A: End-of-life is usually visible before a complete stop. Common warning signs include reduced RPM at the same command signal, abnormal bearing noise, higher current draw, unstable FG output, repeated RD alarm events, slower startup, and airflow loss after the inlet and outlet have been cleaned. In harsh systems, failure analysis should also check salt deposits, dust loading, connector resistance, vibration loosening, and whether the fan has been operating away from its intended P-Q curve operating point.
-
What installation clearance is needed for avionics bays and dense electronics racks?
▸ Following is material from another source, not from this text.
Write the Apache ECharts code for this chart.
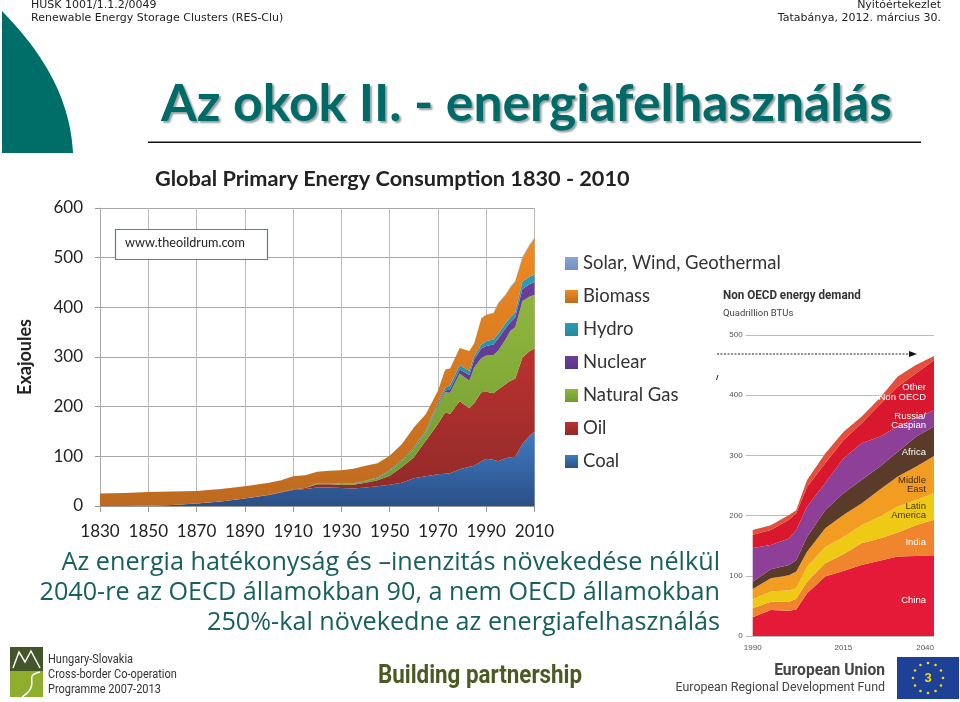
<!DOCTYPE html>
<html><head><meta charset="utf-8">
<style>html,body{margin:0;padding:0;background:#fff}#c{width:960px;height:702px}</style>
<script src="https://cdn.jsdelivr.net/npm/echarts@6/dist/echarts.min.js"></script>
</head><body><div id="c"></div>
<script>
// ---------- Left chart: Global Primary Energy Consumption (EJ) ----------
const years = [1830,1840,1850,1860,1870,1880,1890,1900,1905,1910,1915,1920,1925,1930,1935,1940,1945,1950,1955,1960,1965,1970,1973,1975,1979,1983,1985,1988,1990,1993,1995,1998,2000,2002,2005,2008,2010];
const coal    = [0,0,0.5,2,5,9,15,22,27,32,34,37,37,36,35,37,40,43,47,56,60,64,65,66,74,79,81,90,95,93,90,96,98,99,125,142,150];
const oil     = [0,0,0,0,0,0,0,0.5,1,1,2,7,7,7,8,10,12,18,31,42,72,101,124,119,137,118,126,139,135,134,145,149,154,157,174,170,167];
const gas     = [0,0,0,0,0,0,0,0,0,0,0,1,1.5,2,2,3,4,9,12,17,16,37,40,43,56,55,72,69,73,77,78,90,101,104,114,110,108];
const nuclear = [0,0,0,0,0,0,0,0,0,0,0,0,0,0,0,0,0,0,0,0,0.5,2,3,7,8,12,16,19,19,21,24,23,17,20,24,25,26];
const hydro   = [0,0,0,0,0,0,0,0,0,0,0,1,1,1,1,1,1.5,2,2.5,3,3.5,4,6,8,9,8,7,8,10,10,10,10,10,10,15,15,15];
const biomass = [25,26,27.5,27,25,25,25,24.5,24,27,26,23,24.5,26,29,30,28.5,29,32,40,33,24,37,34,34,40,25,53,53,53,61,57,60,62,48,63,74];
const solar   = [0,0,0,0,0,0,0,0,0,0,0,0,0,0,0,0,0,0,0,0,0,0,0,0,0,0,0,0.5,0.5,1,1,1,1.5,1.5,2,2,3];
const energyNames = ['Solar, Wind, Geothermal','Biomass','Hydro','Nuclear','Natural Gas','Oil','Coal'];
// ---------- Right chart: Non OECD energy demand (Quadrillion BTUs) ----------
const demandYears = [1990,1995,2000,2002,2005,2010,2015,2020,2025,2030,2035,2040];
const china    = [31,43,42,44,71,99,108,118,125,132,133,134];
const india    = [15,14,15,18,19,22,28,36,37,40,51,59];
const latin    = [15,17,19,17,25,27,28,30,36,43,42,44];
const midEast  = [17,22,25,28,25,31,37,36,45,50,55,62];
const africa   = [12,15,17,19,25,30,36,39,38,41,50,49];
const russia   = [56,40,44,50,50,45,58,61,50,42,31,27];
const otherA   = [22,25,31,28,33,33,30,33,53,66,74,83];
const otherB   = [8,8,8,5,11,16,14,11,11,17,14,7];

const BASE = 1830, BASE2 = 1990;
const grad = (a,b)=>new echarts.graphic.LinearGradient(0,0,0,1,[{offset:0,color:a},{offset:1,color:b}]);
const left = (name,vals,col)=>({name,type:'line',stack:'e',xAxisIndex:0,yAxisIndex:0,symbol:'none',showSymbol:false,
  dimensions:['v','x'],encode:{x:'x',y:'v'},
  lineStyle:{width:0},itemStyle:{color:col},areaStyle:{color:col,opacity:1},silent:true,
  data:years.map((y,i)=>[vals[i],y-BASE])});
const right = (name,vals,col)=>({name,type:'line',stack:'d',xAxisIndex:1,yAxisIndex:1,symbol:'none',showSymbol:false,
  dimensions:['v','x'],encode:{x:'x',y:'v'},
  lineStyle:{width:0},itemStyle:{color:col},areaStyle:{color:col,opacity:1},silent:true,
  data:demandYears.map((y,i)=>[vals[i],y-BASE2])});

const teal='#006a68', body='#17605f';
const t=(x,y,text,o={},sx=1)=>({type:'text',x,y,z:100,silent:true,scaleX:sx,style:Object.assign({text,fill:'#222',font:'12px "DejaVu Sans"',textVerticalAlign:'middle',textAlign:'left'},o)});
const bez=(p0,p1,p2,p3,n=24)=>{const r=[];for(let i=0;i<=n;i++){const u=i/n,v=1-u;
  r.push([v*v*v*p0[0]+3*v*v*u*p1[0]+3*v*u*u*p2[0]+u*u*u*p3[0],v*v*v*p0[1]+3*v*v*u*p1[1]+3*v*u*u*p2[1]+u*u*u*p3[1]]);}return r;};

const graphics=[
  {type:'polygon',z:50,silent:true,shape:{points:bez([2,11],[40,50],[70,95],[73,153]).concat([[2,153]])},style:{fill:'#006e68'}},
  t(31,5,'HUSK 1001/1.1.2/0049',{font:'11px "DejaVu Sans"'}),
  t(31,18,'Renewable Energy Storage Clusters (RES-Clu)',{font:'11px "DejaVu Sans"'}),
  t(941,5,'Nyitóértekezlet',{font:'11px "DejaVu Sans"',textAlign:'right'}),
  t(941,18,'Tatabánya, 2012. március 30.',{font:'11px "DejaVu Sans"',textAlign:'right'}),
  t(161,104,'Az okok II. - energiafelhasználás',{font:'bold 51.6px Lato',fill:teal,textShadowColor:'rgba(60,80,80,0.55)',textShadowBlur:2,textShadowOffsetX:2,textShadowOffsetY:2}),
  {type:'rect',z:50,silent:true,shape:{x:148,y:141.5,width:773,height:1.6},style:{fill:'#111'}},
  // website box
  {type:'rect',z:60,silent:true,shape:{x:115.5,y:229.5,width:152,height:30},style:{fill:'#fff',stroke:'#4f82a6',lineWidth:1.2}},
  t(125,243,'www.theoildrum.com',{font:'12.7px Lato',fill:'#222'}),
  // body text
  t(720,563,'Az energia hatékonyság és –inenzitás növekedése nélkül',{font:'25.2px "Open Sans"',fill:body,textAlign:'right'}),
  t(720,593,'2040-re az OECD államokban 90, a nem OECD államokban',{font:'25.2px "Open Sans"',fill:body,textAlign:'right'}),
  t(720,623,'250%-kal növekedne az energiafelhasználás',{font:'25.2px "Open Sans"',fill:body,textAlign:'right'}),
  // right chart heading and annotations
  t(723,296,'Non OECD energy demand',{font:'bold 12px Roboto',fill:'#333'},0.97),
  t(723,314,'Quadrillion BTUs',{font:'9.5px Roboto',fill:'#444'}),
  {type:'line',z:60,silent:true,shape:{x1:717,y1:354,x2:910,y2:354},style:{stroke:'#222',lineWidth:1.2,lineDash:[2,1.5]}},
  {type:'polygon',z:60,silent:true,shape:{points:[[909,351],[917,354],[909,357]]},style:{fill:'#111'}},
  {type:'line',z:60,silent:true,shape:{x1:716.5,y1:380,x2:718,y2:375},style:{stroke:'#333',lineWidth:1}},
  // band names
  t(926,387,'Other',{font:'9.5px "Liberation Sans"',fill:'#fff',textAlign:'right'}),
  t(926,397,'Non OECD',{font:'9.5px "Liberation Sans"',fill:'#fff',textAlign:'right'}),
  t(926,416,'Russia/',{font:'9.5px "Liberation Sans"',fill:'#fff',textAlign:'right'}),
  t(926,425,'Caspian',{font:'9.5px "Liberation Sans"',fill:'#fff',textAlign:'right'}),
  t(926,452,'Africa',{font:'9.5px "Liberation Sans"',fill:'#fff',textAlign:'right'}),
  t(926,480,'Middle',{font:'9.5px "Liberation Sans"',fill:'#3a2a20',textAlign:'right'}),
  t(926,489,'East',{font:'9.5px "Liberation Sans"',fill:'#3a2a20',textAlign:'right'}),
  t(926,506,'Latin',{font:'9.5px "Liberation Sans"',fill:'#4a3a10',textAlign:'right'}),
  t(926,515,'America',{font:'9.5px "Liberation Sans"',fill:'#4a3a10',textAlign:'right'}),
  t(926,542,'India',{font:'9.5px "Liberation Sans"',fill:'#fff',textAlign:'right'}),
  t(926,600,'China',{font:'9.5px "Liberation Sans"',fill:'#fff',textAlign:'right'}),
  // footer
  {type:'rect',z:50,silent:true,shape:{x:10,y:647,width:33,height:24},style:{fill:'#45552a'}},
  {type:'rect',z:50,silent:true,shape:{x:10,y:671,width:33,height:26},style:{fill:'#8fae2e'}},
  {type:'polyline',z:51,silent:true,shape:{points:[[13,668],[19,652],[25,662],[31,651],[40,668]]},style:{fill:null,stroke:'#fff',lineWidth:1.5}},
  {type:'polyline',z:51,silent:true,shape:{points:bez([40,672],[22,676],[42,684],[22,697])},style:{fill:null,stroke:'#fff',lineWidth:1.5}},
  t(48,660,'Hungary-Slovakia',{font:'12.5px Roboto',fill:'#333'},0.88),
  t(48,675,'Cross-border Co-operation',{font:'12.5px Roboto',fill:'#333'},0.88),
  t(48,690,'Programme 2007-2013',{font:'12.5px Roboto',fill:'#333'},0.88),
  t(480,676,'Building partnership',{font:'bold 26px Roboto',fill:'#4b5a22',textAlign:'center'},0.86),
  t(885,671,'European Union',{font:'bold 17px Roboto',fill:'#444',textAlign:'right'},0.92),
  t(885,688,'European Regional Development Fund',{font:'13.5px Roboto',fill:'#444',textAlign:'right'},0.92),
  {type:'rect',z:50,silent:true,shape:{x:897,y:657,width:62,height:42},style:{fill:'#1d4197'}},
  t(928,678,'3',{font:'bold 13px "Liberation Sans"',fill:'#f5d90a',textAlign:'center'})
];
for(let i=0;i<12;i++){const a=i*Math.PI/6;
  graphics.push({type:'circle',z:51,silent:true,shape:{cx:928+15*Math.cos(a),cy:678+15*Math.sin(a),r:1.3},style:{fill:'#f5d90a'}});}

const chart=echarts.init(document.getElementById('c'),null,{renderer:'canvas'});
chart.setOption({
  animation:false,backgroundColor:'#fff',
  title:{text:'Global Primary Energy Consumption 1830 - 2010',left:155,top:168,padding:0,
    textStyle:{fontFamily:'Lato',fontWeight:'bold',fontSize:21.7,color:'#222'}},
  legend:{data:energyNames,orient:'vertical',left:565,top:254,itemWidth:13,itemHeight:13,itemGap:14,padding:0,icon:'rect',
    selectedMode:false,textStyle:{fontFamily:'Lato',fontSize:18.5,color:'#333'}},
  grid:[
    {left:100,width:434.5,top:208,height:298},
    {left:752.7,width:181.3,top:335,height:301}
  ],
  xAxis:[
    {type:'value',gridIndex:0,min:0,max:180,interval:20,
      axisLine:{show:true,lineStyle:{color:'#999'}},axisTick:{show:true,length:6,lineStyle:{color:'#999'}},
      splitLine:{show:true,lineStyle:{color:'#bbb'}},
      axisLabel:{margin:17,fontFamily:'Lato',fontSize:17,color:'#222',formatter:v=>String(BASE+v),hideOverlap:false}},
    {type:'value',gridIndex:1,min:0,max:50,interval:25,
      axisLine:{show:false},axisTick:{show:false},splitLine:{show:false},
      axisLabel:{margin:8,fontFamily:'Liberation Sans',fontSize:8,color:'#555',alignMaxLabel:'right',formatter:v=>String(BASE2+v)}}
  ],
  yAxis:[
    {type:'value',gridIndex:0,min:0,max:600,interval:100,name:'Exajoules',nameLocation:'middle',nameRotate:90,nameGap:66,
      nameTextStyle:{fontFamily:'Lato',fontWeight:'bold',fontSize:18,color:'#222'},
      axisLine:{show:true,lineStyle:{color:'#aaa'}},axisTick:{show:true,length:5,lineStyle:{color:'#999'}},
      splitLine:{show:true,lineStyle:{color:'#a8a8a8'}},
      axisLabel:{margin:17,fontFamily:'Lato',fontSize:17,color:'#222'}},
    {type:'value',gridIndex:1,min:0,max:500,interval:100,
      axisLine:{show:false},axisTick:{show:true,length:7,lineStyle:{color:'#bbb'}},
      splitLine:{show:true,lineStyle:{color:'#bbb'}},
      axisLabel:{margin:10,fontFamily:'Liberation Sans',fontSize:8,color:'#555'}}
  ],
  series:[
    left('Coal',coal,grad('#3f7cc2','#2b4f86')),
    left('Oil',oil,grad('#bb3230','#8e2a28')),
    left('Natural Gas',gas,grad('#8fb63e','#6f9a30')),
    left('Nuclear',nuclear,grad('#6a3f99','#5a3585')),
    left('Hydro',hydro,grad('#2a9cb4','#2388a0')),
    left('Biomass',biomass,grad('#ee8a22','#bd6a20')),
    left('Solar, Wind, Geothermal',solar,grad('#8aa6d0','#6f8fc0')),
    right('China',china,'#e51a38'),
    right('India',india,'#f0852d'),
    right('Latin America',latin,'#eeca14'),
    right('Middle East',midEast,'#f39c22'),
    right('Africa',africa,'#5a3a28'),
    right('Russia/Caspian',russia,'#8e3f98'),
    right('Other Non OECD',otherA,'#d9182d'),
    right('Other Non OECD edge',otherB,'#e34f3b')
  ],
  graphic:{elements:graphics}
});
</script></body></html>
A: A fan installed too close to a board, wall, filter, or bend can lose airflow and create tonal noise. As a first-pass rule, keep inlet and outlet clearance near 1 to 2 fan thicknesses when the enclosure allows it, avoid abrupt duct expansions or contractions, and use turning vanes where airflow must bend sharply. If space is constrained, verify the operating point with the P-Q curve and enclosure impedance rather than assuming the free-air CFM value will reach the heat source.
-
What test documentation should I request before qualification or RFQ?
A: For a serious RFQ, request the P-Q curve, outline drawing, electrical interface definition, connector or lead specification, inrush-current data, PWM/FG/RD logic, acoustic data, bearing-life basis, and environmental test references. For defense and aerospace programs, also request the applicable MIL-STD-810H method matrix, CE102/RE102 pre-screening data when EMC risk exists, and the power-quality reference such as MIL-STD-704 or MIL-STD-1275. The best supplier response ties each document to your platform test plan rather than sending a generic catalog page.